Cutting Weight, Healing Leg: Day Before (Training Videos! - Study [1 of 2])





Stephen is taller than I am, which means his jab has good reach and can snap me.
- My left guard is too open/out to the side, and he catches me on it.
- I'm too front facing; I don't want to face sideways, like walking a rail, but I'm just too square-off to the front a lot of the time. It makes me a bigger target, obviously.
- The constant movement is good: be careful not to just jitter on your feet.
- I don't do well with the balance of countering/attacking here; I know that the point of these is to some extent that I'm not the aggressor, but I'm also sure there's a way to achieve that without being as flightily passive as I am here.


I'm sharing this on the blog for one moment: at ~1:50, you'll see me throw a left than an upper with the left, and then talk. What I'm saying basically is don't tell me, I know I know, meaning I know that that's a weak attack that leaves me open and I shouldn't do. Gotta get that in. Actually, I've gotten better with that at least. I used to throw that a lot; I think I did it because Coach does it, but he uses it differently, kind of as a badgering setup, and also is just a much better boxer than I am.
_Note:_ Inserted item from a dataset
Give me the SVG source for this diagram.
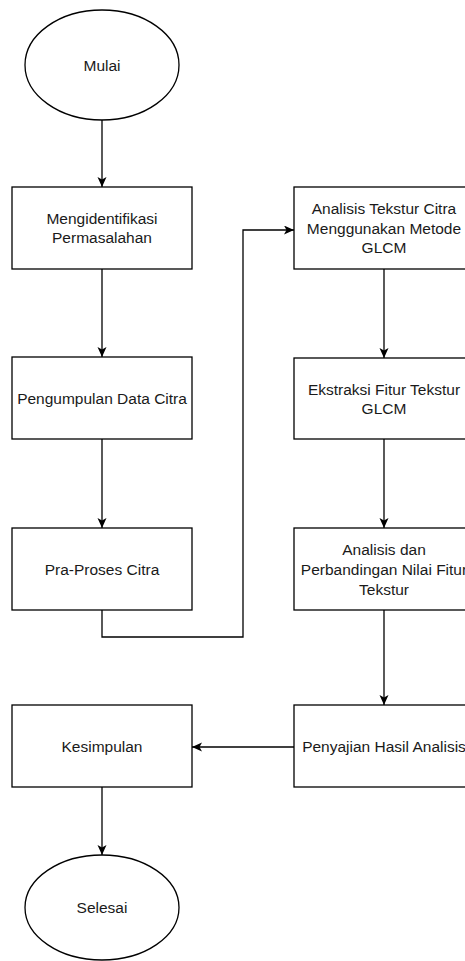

More neck wrestling with Nick. You don't need to watch more than 20 seconds of this. I barely needed to. We're pretty static. Two things I observe, about that:
- part of it is a weird thing that I think is a part of Nick's technique that he particularly deploys against me; basically grinding his skull against mine to put my skull/spine/balance out of alignment (and in pain, or my skull at least). So when we're clamped together for long times, that's happening.
- my note to myself, which is often my note in neck wrestling, is to be more active/dynamic with respect to throwing my opponent off his weight. I do it a few times here, but not much; I'm tired, in part, and happy to just clamp and try to snake my way into a better position against Nick. And I have one good, or at least reasonable, reason, which is that Nick's base is sturdier than mine, so--as happens once here--if I try to throw him off balance I may wind up getting thrown off myself. All the same, the point stands. More dynamic action in the clinch: more pulling and jerking, more knees.

Okay. My attention span is limited, and I'm hungry (although not much I can do about that!). I'm going to go... do something that day-wise rhythm-wise gives me the impression of breaking things up, eating. Then work some. Then come back to do one more set of these.